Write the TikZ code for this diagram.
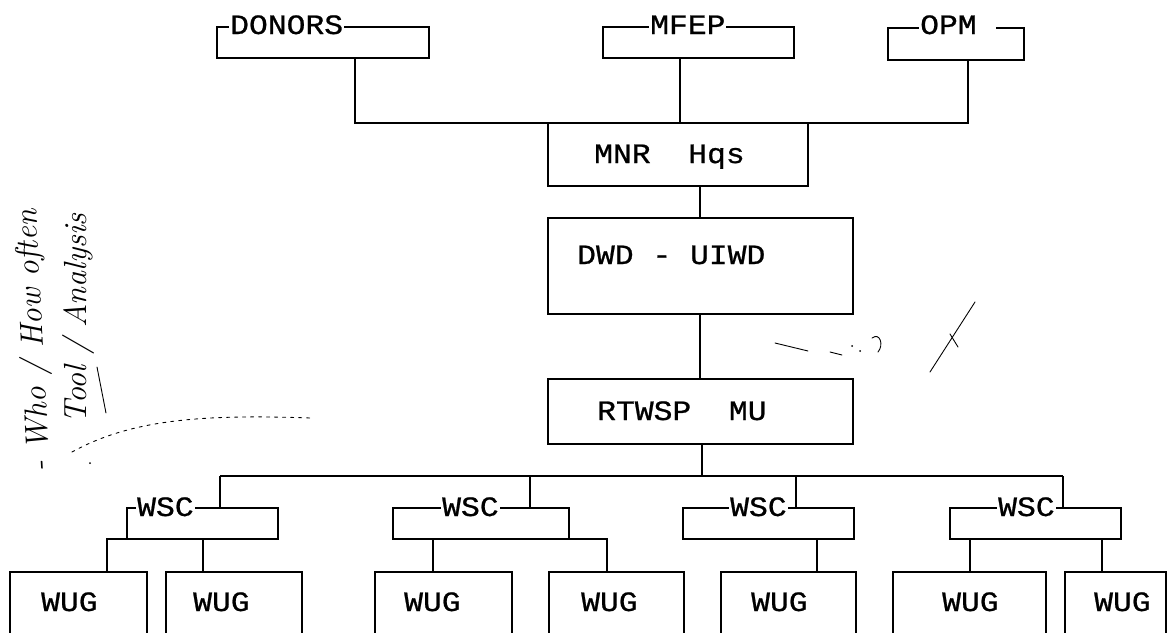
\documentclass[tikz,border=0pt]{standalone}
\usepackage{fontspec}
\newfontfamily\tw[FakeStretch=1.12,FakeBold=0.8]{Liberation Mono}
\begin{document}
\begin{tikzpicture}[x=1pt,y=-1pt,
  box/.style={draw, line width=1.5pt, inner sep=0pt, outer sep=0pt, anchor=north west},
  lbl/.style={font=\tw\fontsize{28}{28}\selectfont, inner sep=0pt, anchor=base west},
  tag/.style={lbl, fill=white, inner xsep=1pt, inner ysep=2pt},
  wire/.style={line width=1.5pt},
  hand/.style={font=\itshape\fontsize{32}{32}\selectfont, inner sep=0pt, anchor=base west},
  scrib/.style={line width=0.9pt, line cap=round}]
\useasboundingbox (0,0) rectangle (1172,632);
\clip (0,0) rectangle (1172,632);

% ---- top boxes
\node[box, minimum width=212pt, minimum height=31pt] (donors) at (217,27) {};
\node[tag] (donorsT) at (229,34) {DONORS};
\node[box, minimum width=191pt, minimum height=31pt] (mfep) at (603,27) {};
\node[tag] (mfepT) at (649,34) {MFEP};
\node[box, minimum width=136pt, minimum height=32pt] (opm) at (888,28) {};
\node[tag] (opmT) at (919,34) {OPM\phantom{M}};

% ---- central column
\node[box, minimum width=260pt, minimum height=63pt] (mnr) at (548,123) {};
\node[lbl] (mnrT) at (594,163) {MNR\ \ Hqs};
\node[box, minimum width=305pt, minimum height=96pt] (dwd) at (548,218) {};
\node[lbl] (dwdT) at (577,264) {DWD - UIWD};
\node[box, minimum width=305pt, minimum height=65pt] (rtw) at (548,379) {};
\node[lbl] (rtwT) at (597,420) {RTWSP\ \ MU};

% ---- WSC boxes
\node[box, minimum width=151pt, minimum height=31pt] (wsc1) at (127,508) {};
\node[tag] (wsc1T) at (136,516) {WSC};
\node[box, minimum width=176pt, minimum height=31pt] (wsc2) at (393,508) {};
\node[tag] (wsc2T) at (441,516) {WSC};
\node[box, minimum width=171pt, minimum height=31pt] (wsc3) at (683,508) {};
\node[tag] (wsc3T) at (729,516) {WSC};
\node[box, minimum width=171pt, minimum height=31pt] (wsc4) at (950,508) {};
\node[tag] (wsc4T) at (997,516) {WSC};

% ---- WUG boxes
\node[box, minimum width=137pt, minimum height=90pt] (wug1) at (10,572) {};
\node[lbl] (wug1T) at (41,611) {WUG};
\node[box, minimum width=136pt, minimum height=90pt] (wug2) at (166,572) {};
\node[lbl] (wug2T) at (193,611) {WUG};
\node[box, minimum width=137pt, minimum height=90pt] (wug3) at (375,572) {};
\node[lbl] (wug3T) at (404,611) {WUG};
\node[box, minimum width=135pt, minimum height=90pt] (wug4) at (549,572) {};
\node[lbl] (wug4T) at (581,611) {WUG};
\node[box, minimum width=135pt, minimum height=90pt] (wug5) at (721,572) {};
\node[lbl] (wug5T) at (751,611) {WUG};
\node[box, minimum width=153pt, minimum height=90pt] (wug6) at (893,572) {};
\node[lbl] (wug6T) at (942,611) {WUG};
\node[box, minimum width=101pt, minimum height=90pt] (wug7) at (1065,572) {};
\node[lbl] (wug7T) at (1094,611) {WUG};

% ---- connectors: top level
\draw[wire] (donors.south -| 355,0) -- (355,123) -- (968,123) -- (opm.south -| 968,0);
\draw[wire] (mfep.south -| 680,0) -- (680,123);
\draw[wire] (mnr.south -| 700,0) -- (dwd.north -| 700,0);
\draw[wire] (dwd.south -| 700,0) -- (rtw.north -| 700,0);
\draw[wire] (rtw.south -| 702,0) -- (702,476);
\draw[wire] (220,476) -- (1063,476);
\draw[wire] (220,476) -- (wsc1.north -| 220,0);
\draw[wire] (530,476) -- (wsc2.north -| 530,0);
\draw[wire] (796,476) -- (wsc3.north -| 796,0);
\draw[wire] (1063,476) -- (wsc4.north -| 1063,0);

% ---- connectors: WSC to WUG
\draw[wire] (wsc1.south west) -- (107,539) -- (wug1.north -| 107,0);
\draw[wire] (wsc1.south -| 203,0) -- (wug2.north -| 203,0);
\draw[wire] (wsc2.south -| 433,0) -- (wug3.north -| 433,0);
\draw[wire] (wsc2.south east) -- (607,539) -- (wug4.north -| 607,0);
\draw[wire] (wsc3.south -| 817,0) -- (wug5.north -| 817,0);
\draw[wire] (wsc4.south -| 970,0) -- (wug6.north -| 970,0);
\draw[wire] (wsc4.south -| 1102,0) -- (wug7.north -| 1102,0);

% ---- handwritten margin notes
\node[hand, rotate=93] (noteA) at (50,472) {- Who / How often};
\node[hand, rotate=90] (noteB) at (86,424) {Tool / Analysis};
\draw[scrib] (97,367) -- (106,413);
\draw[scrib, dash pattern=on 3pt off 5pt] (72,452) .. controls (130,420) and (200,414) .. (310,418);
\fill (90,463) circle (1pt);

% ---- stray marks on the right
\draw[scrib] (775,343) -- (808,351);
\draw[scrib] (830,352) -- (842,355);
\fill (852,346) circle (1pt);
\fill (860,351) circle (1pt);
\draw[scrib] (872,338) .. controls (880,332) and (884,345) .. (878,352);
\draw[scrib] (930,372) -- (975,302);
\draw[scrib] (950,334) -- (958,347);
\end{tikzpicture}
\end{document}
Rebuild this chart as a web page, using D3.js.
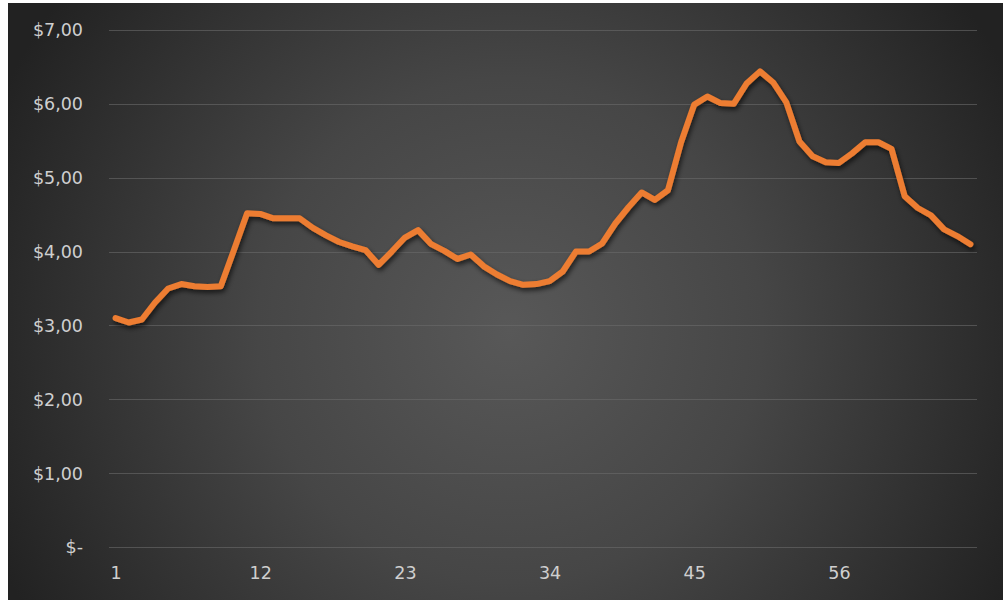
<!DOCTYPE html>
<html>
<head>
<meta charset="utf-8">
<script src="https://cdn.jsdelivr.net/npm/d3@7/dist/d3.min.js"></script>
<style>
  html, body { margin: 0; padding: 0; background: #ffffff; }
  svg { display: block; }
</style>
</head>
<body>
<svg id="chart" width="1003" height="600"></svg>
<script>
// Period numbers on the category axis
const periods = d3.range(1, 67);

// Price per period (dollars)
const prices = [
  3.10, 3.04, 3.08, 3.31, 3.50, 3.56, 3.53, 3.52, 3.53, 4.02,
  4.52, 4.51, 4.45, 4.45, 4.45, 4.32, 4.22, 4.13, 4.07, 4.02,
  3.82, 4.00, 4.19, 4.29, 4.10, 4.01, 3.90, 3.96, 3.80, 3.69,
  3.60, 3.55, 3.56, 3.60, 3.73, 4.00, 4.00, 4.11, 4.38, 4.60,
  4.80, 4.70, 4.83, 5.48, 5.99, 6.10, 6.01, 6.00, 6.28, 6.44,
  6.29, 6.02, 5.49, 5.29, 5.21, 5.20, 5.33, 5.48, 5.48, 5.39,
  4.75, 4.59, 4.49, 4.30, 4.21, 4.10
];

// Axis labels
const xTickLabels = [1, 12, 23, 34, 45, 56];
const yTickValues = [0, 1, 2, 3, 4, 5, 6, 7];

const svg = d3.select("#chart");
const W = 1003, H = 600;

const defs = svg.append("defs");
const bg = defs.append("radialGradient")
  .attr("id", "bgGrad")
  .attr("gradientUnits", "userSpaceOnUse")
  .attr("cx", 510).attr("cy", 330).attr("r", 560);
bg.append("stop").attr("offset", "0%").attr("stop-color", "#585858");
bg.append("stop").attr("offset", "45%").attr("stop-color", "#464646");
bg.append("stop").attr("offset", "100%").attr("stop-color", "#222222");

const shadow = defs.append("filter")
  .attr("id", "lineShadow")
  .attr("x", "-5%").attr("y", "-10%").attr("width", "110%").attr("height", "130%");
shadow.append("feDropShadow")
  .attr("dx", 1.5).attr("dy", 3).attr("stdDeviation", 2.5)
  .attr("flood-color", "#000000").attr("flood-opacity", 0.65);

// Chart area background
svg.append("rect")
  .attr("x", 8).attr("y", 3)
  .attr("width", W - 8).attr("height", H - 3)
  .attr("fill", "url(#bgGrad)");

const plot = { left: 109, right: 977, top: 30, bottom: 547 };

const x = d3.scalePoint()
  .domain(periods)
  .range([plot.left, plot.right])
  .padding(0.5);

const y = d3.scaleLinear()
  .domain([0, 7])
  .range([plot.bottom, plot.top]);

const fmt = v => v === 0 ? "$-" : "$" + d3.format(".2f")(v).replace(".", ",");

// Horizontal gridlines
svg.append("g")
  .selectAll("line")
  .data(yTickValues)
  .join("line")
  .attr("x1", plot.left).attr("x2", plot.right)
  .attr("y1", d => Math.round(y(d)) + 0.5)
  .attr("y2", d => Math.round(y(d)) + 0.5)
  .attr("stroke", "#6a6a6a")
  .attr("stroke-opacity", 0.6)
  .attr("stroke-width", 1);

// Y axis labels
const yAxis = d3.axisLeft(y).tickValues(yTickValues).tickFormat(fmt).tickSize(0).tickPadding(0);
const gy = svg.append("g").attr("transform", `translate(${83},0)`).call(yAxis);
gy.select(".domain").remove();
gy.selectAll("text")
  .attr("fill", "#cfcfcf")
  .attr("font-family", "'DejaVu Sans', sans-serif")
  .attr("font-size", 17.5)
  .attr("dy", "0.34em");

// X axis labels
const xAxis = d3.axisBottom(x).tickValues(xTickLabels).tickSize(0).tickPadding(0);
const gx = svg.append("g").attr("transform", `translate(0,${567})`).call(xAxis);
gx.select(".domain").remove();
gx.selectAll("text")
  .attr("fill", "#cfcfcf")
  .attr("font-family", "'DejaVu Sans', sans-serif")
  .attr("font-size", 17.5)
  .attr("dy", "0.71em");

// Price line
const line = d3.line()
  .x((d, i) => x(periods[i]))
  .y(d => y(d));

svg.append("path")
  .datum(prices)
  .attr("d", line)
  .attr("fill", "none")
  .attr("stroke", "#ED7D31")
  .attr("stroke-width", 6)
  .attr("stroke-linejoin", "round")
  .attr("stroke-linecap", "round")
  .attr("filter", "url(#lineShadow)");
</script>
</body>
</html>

▸ **Work to do**:
Would you reproduce the lines above, from the very first through the line containing "(opmT) at (919,34)", exactly and without the pictures?

▸ **Solution to this exercise**:
Write the TikZ code for this diagram.
\documentclass[tikz,border=0pt]{standalone}
\usepackage{fontspec}
\newfontfamily\tw[FakeStretch=1.12,FakeBold=0.8]{Liberation Mono}
\begin{document}
\begin{tikzpicture}[x=1pt,y=-1pt,
  box/.style={draw, line width=1.5pt, inner sep=0pt, outer sep=0pt, anchor=north west},
  lbl/.style={font=\tw\fontsize{28}{28}\selectfont, inner sep=0pt, anchor=base west},
  tag/.style={lbl, fill=white, inner xsep=1pt, inner ysep=2pt},
  wire/.style={line width=1.5pt},
  hand/.style={font=\itshape\fontsize{32}{32}\selectfont, inner sep=0pt, anchor=base west},
  scrib/.style={line width=0.9pt, line cap=round}]
\useasboundingbox (0,0) rectangle (1172,632);
\clip (0,0) rectangle (1172,632);

% ---- top boxes
\node[box, minimum width=212pt, minimum height=31pt] (donors) at (217,27) {};
\node[tag] (donorsT) at (229,34) {DONORS};
\node[box, minimum width=191pt, minimum height=31pt] (mfep) at (603,27) {};
\node[tag] (mfepT) at (649,34) {MFEP};
\node[box, minimum width=136pt, minimum height=32pt] (opm) at (888,28) {};
\node[tag] (opmT) at (919,34) {OPM\phantom{M}};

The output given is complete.